La cinquième extinction, assez fameuse, fut celle des dinosaures, il y a 66 millions d'années. Si je rappelle ces chiffres, c'est pour donner la mesure – ou plutôt la démesure – du problème que nous affrontons. L'homo sapiens, c'est-à-dire nous, est âgé de 300 000 ans. Autant dire qu'il n'a jamais connu difficulté de cette ampleur. Il me paraît fondamental de rappeler que notre espèce s'inscrit dans un ordre matériel. Là réside le fait le plus important de notre époque : nous nous rendons compte, de plus en plus, que nous sommes au milieu de la nature – ni en son centre, ni au-dessus, ni dehors, mais en plein dedans.

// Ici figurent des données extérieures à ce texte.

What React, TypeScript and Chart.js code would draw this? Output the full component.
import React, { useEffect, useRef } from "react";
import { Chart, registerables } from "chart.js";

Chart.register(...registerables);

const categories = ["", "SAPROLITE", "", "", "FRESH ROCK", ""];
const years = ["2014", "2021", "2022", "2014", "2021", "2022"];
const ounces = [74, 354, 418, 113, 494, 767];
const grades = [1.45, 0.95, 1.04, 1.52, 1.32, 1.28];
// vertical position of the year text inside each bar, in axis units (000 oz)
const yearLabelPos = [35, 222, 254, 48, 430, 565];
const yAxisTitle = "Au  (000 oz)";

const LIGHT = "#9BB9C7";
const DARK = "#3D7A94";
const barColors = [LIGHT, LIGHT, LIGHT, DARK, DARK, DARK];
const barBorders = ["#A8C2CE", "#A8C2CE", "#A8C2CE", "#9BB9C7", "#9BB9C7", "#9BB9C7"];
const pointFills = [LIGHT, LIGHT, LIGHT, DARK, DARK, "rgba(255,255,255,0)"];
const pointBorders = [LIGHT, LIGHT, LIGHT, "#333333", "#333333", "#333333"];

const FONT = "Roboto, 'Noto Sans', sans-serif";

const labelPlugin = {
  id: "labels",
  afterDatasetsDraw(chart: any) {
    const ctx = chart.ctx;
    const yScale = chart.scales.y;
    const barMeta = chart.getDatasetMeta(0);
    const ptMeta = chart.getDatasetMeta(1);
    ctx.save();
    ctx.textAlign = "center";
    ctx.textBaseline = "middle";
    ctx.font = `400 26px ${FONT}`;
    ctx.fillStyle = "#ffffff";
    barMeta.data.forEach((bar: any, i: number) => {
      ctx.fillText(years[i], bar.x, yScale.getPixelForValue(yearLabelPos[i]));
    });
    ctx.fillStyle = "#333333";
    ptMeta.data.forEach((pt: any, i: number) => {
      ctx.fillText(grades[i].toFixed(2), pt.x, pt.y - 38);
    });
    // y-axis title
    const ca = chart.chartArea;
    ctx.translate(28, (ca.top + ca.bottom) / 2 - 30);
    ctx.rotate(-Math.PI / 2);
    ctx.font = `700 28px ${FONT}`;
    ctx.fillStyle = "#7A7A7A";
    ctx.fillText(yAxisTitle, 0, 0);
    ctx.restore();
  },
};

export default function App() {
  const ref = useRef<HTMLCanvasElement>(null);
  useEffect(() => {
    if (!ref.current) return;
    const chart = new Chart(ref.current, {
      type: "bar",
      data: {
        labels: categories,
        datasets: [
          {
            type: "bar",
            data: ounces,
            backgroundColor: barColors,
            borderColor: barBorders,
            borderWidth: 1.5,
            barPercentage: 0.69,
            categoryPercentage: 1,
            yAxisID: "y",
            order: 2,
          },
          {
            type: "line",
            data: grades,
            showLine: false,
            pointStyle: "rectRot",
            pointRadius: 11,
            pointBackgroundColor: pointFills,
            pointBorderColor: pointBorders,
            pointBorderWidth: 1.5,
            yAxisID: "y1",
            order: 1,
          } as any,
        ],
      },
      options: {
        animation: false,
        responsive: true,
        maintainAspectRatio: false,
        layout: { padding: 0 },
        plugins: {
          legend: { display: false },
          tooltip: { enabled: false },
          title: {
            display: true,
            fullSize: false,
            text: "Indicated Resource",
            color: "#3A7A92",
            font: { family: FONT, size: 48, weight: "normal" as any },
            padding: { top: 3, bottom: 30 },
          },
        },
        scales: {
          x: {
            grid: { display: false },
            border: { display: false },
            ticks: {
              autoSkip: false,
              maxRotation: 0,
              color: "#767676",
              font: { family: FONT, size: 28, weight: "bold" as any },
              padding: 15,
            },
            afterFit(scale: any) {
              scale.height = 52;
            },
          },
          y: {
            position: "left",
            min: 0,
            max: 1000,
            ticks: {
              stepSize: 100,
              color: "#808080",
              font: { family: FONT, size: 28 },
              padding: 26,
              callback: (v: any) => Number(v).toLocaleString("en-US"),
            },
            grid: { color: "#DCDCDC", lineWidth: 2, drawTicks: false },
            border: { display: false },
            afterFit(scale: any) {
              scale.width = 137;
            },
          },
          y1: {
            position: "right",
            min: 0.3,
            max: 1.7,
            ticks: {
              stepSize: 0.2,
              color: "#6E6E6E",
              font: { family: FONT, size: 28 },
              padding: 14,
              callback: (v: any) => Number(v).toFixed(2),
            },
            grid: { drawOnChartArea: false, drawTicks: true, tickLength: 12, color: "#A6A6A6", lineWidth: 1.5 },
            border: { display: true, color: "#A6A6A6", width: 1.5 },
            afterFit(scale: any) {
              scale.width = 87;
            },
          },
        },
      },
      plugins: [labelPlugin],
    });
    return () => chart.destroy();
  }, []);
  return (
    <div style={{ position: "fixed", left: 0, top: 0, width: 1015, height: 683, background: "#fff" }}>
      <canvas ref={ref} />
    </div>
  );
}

Les changements institutionnels en jeu ici, dont nous avons déjà discuté, constituent sans doute une réponse partielle au problème. Nous sommes certes favorables à la fusion de l'AFB et de l'ONCFS.

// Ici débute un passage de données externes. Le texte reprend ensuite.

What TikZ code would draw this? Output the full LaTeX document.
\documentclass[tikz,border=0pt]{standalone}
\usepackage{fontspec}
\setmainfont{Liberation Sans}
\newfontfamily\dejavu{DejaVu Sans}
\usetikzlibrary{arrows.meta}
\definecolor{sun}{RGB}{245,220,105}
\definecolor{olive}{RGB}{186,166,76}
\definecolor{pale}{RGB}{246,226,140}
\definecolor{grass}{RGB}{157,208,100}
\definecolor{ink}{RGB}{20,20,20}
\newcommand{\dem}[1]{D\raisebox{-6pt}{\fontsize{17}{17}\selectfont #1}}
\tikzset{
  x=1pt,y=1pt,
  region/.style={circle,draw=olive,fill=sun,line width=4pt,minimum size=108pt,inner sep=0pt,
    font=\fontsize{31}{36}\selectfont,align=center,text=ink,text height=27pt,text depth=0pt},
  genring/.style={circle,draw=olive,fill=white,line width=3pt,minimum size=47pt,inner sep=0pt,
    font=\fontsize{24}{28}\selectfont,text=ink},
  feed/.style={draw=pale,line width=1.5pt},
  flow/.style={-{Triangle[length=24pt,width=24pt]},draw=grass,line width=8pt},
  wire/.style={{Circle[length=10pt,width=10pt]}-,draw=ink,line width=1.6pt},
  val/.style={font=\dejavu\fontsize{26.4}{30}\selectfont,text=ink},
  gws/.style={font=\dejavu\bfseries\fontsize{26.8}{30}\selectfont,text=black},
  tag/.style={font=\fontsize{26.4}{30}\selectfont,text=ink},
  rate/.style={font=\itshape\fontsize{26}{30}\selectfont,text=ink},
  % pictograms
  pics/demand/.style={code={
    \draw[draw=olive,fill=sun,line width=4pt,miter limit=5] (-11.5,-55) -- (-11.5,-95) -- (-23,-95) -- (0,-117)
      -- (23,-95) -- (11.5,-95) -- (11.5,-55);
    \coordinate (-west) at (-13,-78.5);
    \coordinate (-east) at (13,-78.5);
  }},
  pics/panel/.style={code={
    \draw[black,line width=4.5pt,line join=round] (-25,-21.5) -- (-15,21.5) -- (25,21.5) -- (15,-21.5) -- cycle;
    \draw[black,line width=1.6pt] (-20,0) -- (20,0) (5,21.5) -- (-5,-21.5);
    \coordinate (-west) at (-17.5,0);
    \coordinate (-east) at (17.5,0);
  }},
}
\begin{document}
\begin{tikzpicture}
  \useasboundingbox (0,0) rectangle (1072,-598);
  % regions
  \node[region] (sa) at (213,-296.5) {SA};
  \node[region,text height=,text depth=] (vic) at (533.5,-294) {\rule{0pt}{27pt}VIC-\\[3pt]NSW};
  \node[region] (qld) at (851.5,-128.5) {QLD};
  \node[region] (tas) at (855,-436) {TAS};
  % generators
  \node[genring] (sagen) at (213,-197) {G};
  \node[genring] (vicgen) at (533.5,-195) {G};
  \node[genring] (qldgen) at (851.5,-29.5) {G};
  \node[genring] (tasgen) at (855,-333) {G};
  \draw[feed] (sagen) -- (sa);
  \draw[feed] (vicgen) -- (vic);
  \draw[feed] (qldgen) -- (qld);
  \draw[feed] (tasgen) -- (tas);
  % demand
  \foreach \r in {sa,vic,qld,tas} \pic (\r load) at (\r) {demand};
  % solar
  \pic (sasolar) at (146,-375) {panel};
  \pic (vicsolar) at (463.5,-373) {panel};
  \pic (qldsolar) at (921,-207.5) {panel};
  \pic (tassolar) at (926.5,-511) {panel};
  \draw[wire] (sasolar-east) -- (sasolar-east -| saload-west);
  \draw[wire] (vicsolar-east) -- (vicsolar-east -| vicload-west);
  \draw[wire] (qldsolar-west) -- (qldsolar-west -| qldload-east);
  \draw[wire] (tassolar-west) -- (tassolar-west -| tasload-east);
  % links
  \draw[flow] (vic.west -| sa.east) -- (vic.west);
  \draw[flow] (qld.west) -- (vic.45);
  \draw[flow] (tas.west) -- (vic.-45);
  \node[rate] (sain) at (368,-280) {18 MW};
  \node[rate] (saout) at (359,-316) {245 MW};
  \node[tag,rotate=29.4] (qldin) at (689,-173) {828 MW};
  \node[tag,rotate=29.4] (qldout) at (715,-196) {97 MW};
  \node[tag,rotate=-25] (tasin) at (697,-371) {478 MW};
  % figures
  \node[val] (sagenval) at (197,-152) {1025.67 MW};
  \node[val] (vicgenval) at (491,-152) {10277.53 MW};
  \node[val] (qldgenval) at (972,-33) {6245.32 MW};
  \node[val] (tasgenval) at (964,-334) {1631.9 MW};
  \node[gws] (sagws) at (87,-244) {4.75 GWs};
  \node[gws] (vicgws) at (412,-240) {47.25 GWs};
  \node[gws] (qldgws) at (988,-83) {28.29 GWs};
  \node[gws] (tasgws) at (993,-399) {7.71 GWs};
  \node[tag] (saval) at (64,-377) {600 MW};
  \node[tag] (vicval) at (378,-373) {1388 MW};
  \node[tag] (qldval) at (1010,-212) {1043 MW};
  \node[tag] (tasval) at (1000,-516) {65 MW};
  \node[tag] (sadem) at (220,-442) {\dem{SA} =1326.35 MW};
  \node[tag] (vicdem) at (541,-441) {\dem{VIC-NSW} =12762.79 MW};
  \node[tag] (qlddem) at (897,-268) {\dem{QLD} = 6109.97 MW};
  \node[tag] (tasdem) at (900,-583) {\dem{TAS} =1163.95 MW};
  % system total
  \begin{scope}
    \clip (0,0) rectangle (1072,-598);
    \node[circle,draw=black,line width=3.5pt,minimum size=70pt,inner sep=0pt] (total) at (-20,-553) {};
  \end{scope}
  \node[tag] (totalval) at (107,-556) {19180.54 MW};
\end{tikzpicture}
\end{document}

Néanmoins, une partie ne vaut que par l'ensemble dans lequel elle s'inscrit. C'est là que le bât blesse, madame la secrétaire d'État : l'ensemble dans lequel s'inscrit la partie institutionnelle de votre projet ne conteste en rien les structures fondamentales qui menacent l'existence humaine en détruisant le monde vivant qui la permet.

Prenons un exemple concret : pour remédier au problème de la disparition massive des oiseaux et des insectes, il faut changer de modèle agricole. Mais, pour cela, il faut affronter avec détermination les intérêts de l'agro-industrie et imposer le rétablissement de haies pour réparer le désastre du démembrement. Songez que, depuis les années 1950, 750 000 kilomètres de haies ont été détruits dans les bocages français !

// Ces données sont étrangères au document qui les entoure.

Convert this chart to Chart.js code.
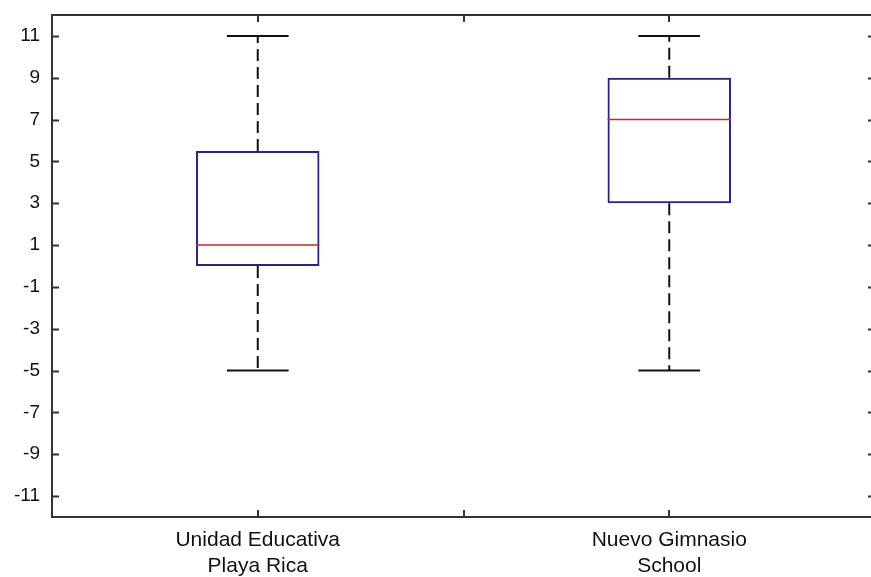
<!DOCTYPE html>
<html lang="es">
<head>
	<meta charset="UTF-8">
	<title>Boxplot</title>
	<script src="https://cdn.jsdelivr.net/npm/chart.js"></script>
	<style>
		html, body { margin: 0; padding: 0; background: #fff; overflow: hidden; }
		#wrap { position: relative; width: 880px; height: 577px; }
	</style>
</head>
<body>
	<div id="wrap">
		<canvas id="myChart"></canvas>
	</div>
	<script type="text/javascript">
		// datos
		var categorias = [['Unidad Educativa', 'Playa Rica'], ['Nuevo Gimnasio', 'School']];
		var minimos = [-5, -5];
		var cuartil1 = [0, 3];
		var medianas = [1, 7];
		var cuartil3 = [5.5, 9];
		var maximos = [11, 11];
		var ticksY = [-11, -9, -7, -5, -3, -1, 1, 3, 5, 7, 9, 11];
		var ticksX = [1, 1.5, 2];

		var mitadCaja = 0.15;   // media anchura de la caja (unidades de x)
		var mitadTope = 0.075;  // media anchura del tope del bigote

		var cajas = [], lineaMediana = [], bigotes = [], topes = [];
		categorias.forEach(function(c, i) {
			var x = i + 1;
			cajas.push({x: x, y: [cuartil1[i], cuartil3[i]]});
			lineaMediana.push({x: x - mitadCaja, y: medianas[i]}, {x: x + mitadCaja, y: medianas[i]}, {x: x, y: null});
			bigotes.push({x: x, y: cuartil3[i]}, {x: x, y: maximos[i]}, {x: x, y: null});
			bigotes.push({x: x, y: cuartil1[i]}, {x: x, y: minimos[i]}, {x: x, y: null});
			topes.push({x: x - mitadTope, y: maximos[i]}, {x: x + mitadTope, y: maximos[i]}, {x: x, y: null});
			topes.push({x: x - mitadTope, y: minimos[i]}, {x: x + mitadTope, y: minimos[i]}, {x: x, y: null});
		});

		// marco y marcas hacia dentro, estilo matlab
		var marco = {
			id: 'marco',
			afterDatasetsDraw: function(chart) {
				var ctx = chart.ctx, a = chart.chartArea;
				var sx = chart.scales.x, sy = chart.scales.y;
				var largo = 7;
				ctx.save();
				ctx.strokeStyle = '#333';
				ctx.lineWidth = 2;
				ctx.beginPath();
				sy.ticks.forEach(function(t) {
					var y = Math.round(sy.getPixelForValue(t.value)) + 0.5;
					ctx.moveTo(a.left, y); ctx.lineTo(a.left + largo, y);
					ctx.moveTo(a.right, y); ctx.lineTo(a.right - largo, y);
				});
				sx.ticks.forEach(function(t) {
					var x = Math.round(sx.getPixelForValue(t.value));
					ctx.moveTo(x, a.bottom); ctx.lineTo(x, a.bottom - largo);
					ctx.moveTo(x, a.top); ctx.lineTo(x, a.top + largo);
				});
				ctx.stroke();
				ctx.strokeRect(a.left, a.top, a.right - a.left, a.bottom - a.top);
				ctx.restore();
			}
		};

		var ctx = document.getElementById('myChart');
		var myChart = new Chart(ctx, {
			type: 'bar',
			data: {
				datasets: [
					{
						type: 'bar',
						data: cajas,
						backgroundColor: 'rgba(0,0,0,0)',
						borderColor: '#24248c',
						borderWidth: 2,
						borderSkipped: false,
						barPercentage: 0.6,
						categoryPercentage: 1,
						grouped: false,
						order: 3
					},
					{
						type: 'line',
						data: bigotes,
						borderColor: '#111',
						borderWidth: 2,
						borderDash: [12, 6],
						pointRadius: 0,
						spanGaps: false,
						order: 2
					},
					{
						type: 'line',
						data: topes,
						borderColor: '#111',
						borderWidth: 2,
						pointRadius: 0,
						spanGaps: false,
						order: 1
					},
					{
						type: 'line',
						data: lineaMediana,
						borderColor: '#d42424',
						borderWidth: 1.5,
						pointRadius: 0,
						spanGaps: false,
						order: 0
					}
				]
			},
			options: {
				responsive: true,
				maintainAspectRatio: false,
				animation: false,
				layout: { padding: { top: 15, right: 5, left: 0, bottom: 0 } },
				plugins: {
					legend: { display: false },
					tooltip: { enabled: false }
				},
				scales: {
					x: {
						type: 'linear',
						min: 0.5,
						max: 2.5,
						offset: false,
						grid: { display: false, drawTicks: false },
						border: { display: false },
						afterBuildTicks: function(scale) {
							scale.ticks = ticksX.map(function(v) { return {value: v}; });
						},
						afterFit: function(scale) {
							scale.height = 60;
							scale.paddingLeft = 0;
							scale.paddingRight = 0;
						},
						ticks: {
							autoSkip: false,
							maxRotation: 0,
							padding: 10,
							color: '#111',
							font: { family: "'Liberation Sans', Arial, sans-serif", size: 21, lineHeight: 1.25 },
							callback: function(v) {
								var i = v - 1;
								return Number.isInteger(i) && categorias[i] ? categorias[i] : '';
							}
						}
					},
					y: {
						type: 'linear',
						min: -12,
						max: 12,
						grid: { display: false, drawTicks: false },
						border: { display: false },
						afterBuildTicks: function(scale) {
							scale.ticks = ticksY.map(function(v) { return {value: v}; });
						},
						afterFit: function(scale) {
							scale.width = 52;
							scale.paddingTop = 0;
							scale.paddingBottom = 0;
						},
						ticks: {
							padding: 12,
							color: '#111',
							font: { family: "'Liberation Sans', Arial, sans-serif", size: 19 }
						}
					}
				}
			},
			plugins: [marco]
		});
	</script>
</body>
</html>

Pourtant, que faites-vous ? Avec l'article 3 bis, vous ouvrez la possibilité de déroger aux interdictions de chasse, notamment pour prolonger la chasse aux oies cendrées, ce qui est contraire au droit européen. Nicolas Hulot avait démissionné pour protester contre l'influence du lobby des chasseurs ; vous avez, semble-t-il, intégré le Gouvernement avec leur bénédiction.

De nombreuses associations, des agriculteurs engagés et des citoyens qui ont pris conscience de ce problème majeur proposent un autre modèle, mais vous ne les écoutez pas. Rompre avec la logique de concentration des terres et la monoculture, favoriser la paysannerie écologique et soutenable : voilà l'horizon, celui-là même que vous refusez de rejoindre lorsque vous acceptez sans broncher les traités de libre-échange avec le Canada ou avec le Brésil de Bolsonaro, dont l'action contre les peuples indigènes est criminelle.

La concentration toujours accrue des moyens de production est une loi générale du capitalisme que vous auriez le plus grand mal à nier. Or cette concentration est incompatible, dans bien des domaines, avec la survie de l'espèce et du vivant. Voyez l'élevage : quand vous aurez mis à bas les normes qui séparaient la France du Canada ou du Brésil, on aura partout des fermes des mille vaches et des poulaillers aux dizaines de milliers de têtes. Ce monde répugnant que vous préparez n'est en aucun cas compatible avec une logique générale de préservation de la biodiversité.

Pour maîtriser les logiques folles qui nous mènent au désastre, nous avons besoin d'une puissance publique forte. Par conséquent, même si la fusion que vous opérez ici est logique, nous craignons qu'elle mène, comme souvent, à la suppression d'équivalents temps plein. Nous rejoignons en cela les préoccupations du Conseil de défense écologique, créé contre votre gré et contre votre politique.

Ce n'est pas en cédant à l'appétit du capitalisme pour le monopole privé que nous sauverons la diversité du vivant ; l'intérêt et la cupidité ne sauraient être notre salut. Cette fable libérale a plus de deux siècles et elle a prouvé avec éclat sa dangerosité radicale. L'erreur est humaine, madame la secrétaire d'État, mais persévérer est diabolique.